Enjoying the post-Thanksgiving food high, I’m with my family in San Jose. And I see that the Mercury News ran a story the other day saying that here in Santa Clara county, someone commits suicide on average every three days. Think about that — every 72 hours.
Black Friday officially kicks off the winter holiday season — a time of year designed to be full of family, friends and celebration. For those who live with clinical depression, though, it can be one of the toughest times to go through.
In high school, I worked on a teen hotline where, in theory, anyone contemplating suicide could call (gratefully, I was never on the other end of one of those calls). Depression has profoundly affected the life course of people I care deeply about. If there’s one societal change I have long wanted to contributed to, it is that, in my own way, one conversation at a time, I want people to understand that depression is not simply being sad. Or feeling really, really down. It is chemical. Deeply physiological. You don’t just buck up to get yourself out of depression. You don’t just will yourself out. Would you tell someone living with a heart condition to just get over it? True clinical depression should be considered with the same social regard as other serious threats to health.

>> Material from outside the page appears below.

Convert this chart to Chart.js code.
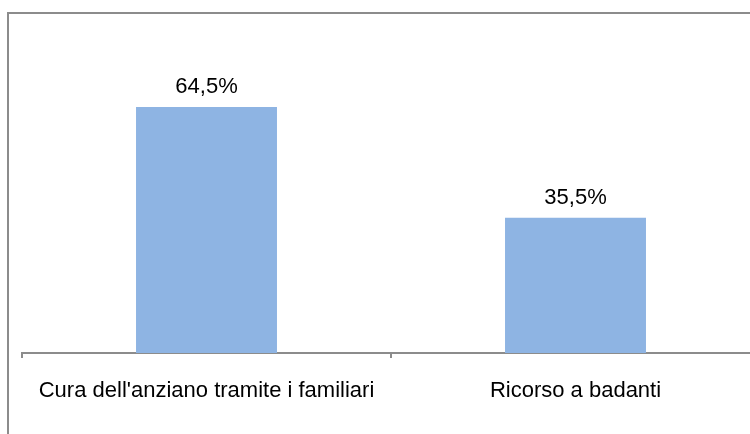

Which brings me to yoga, and what yoga can do. The new issue of Yoga International has a wonderful piece by Gary Kraftsow:
Depression tends to hit us on every level of our being, often all at once, which makes yoga the perfect antidote for the physical ramifications, mood swings, thoughts, and behaviors that it engenders. From a physiological perspective, depression affects the entire body, including the digestive, respiratory, hormonal, and cardiovascular systems. Yoga therapy’s main impact on our physiology is via the sympathetic and parasympathetic functions of the ANS. Depression creates a state of sympathetic/parasympathetic disregulation, which further impacts how we feel, what we think about, and how we behave.
The sympathetic nervous system governs the functions involved in the fight-flight-or-freeze response and is activated when we perceive danger. The parasympathetic nervous system governs the functions involved in the rest-and-digest or rest-and-repose response and is activated when we are at rest.
Although some types of depression include sympathetic activation (feelings of agitation or anxiety), when people become depressed, they most often experience a state of sympathetic suppression. They may have physiological symptoms such as fatigue, lethargy, sleep disturbances, gastrointestinal distress, and/or decreased libido or sense of pleasure.
Practicing asanas with adapted breathing, pranayama techniques, and guided relaxation will help to balance the nervous system. For example, doing standing postures and backbends with an emphasis on movement—during which you progressively lengthen the inhalation and the exhalation and gently hold the breath at the end of the inhalation—will activate the sympathetic response and energize the system.
Even if you don’t know anyone right now with depression, I highly recommend reading the entire article to get a better sense of how yoga can work with depression. Kraftsow also offers a unique practice sequence. And because I’m a writer by trade, I will also say–better even than consuming online, buy the winter 2011-2012 issue of Yoga International and support this kind of quality yoga content (versus so much of the vacuous, fluffy and celebrity-driven stuff you can find these days).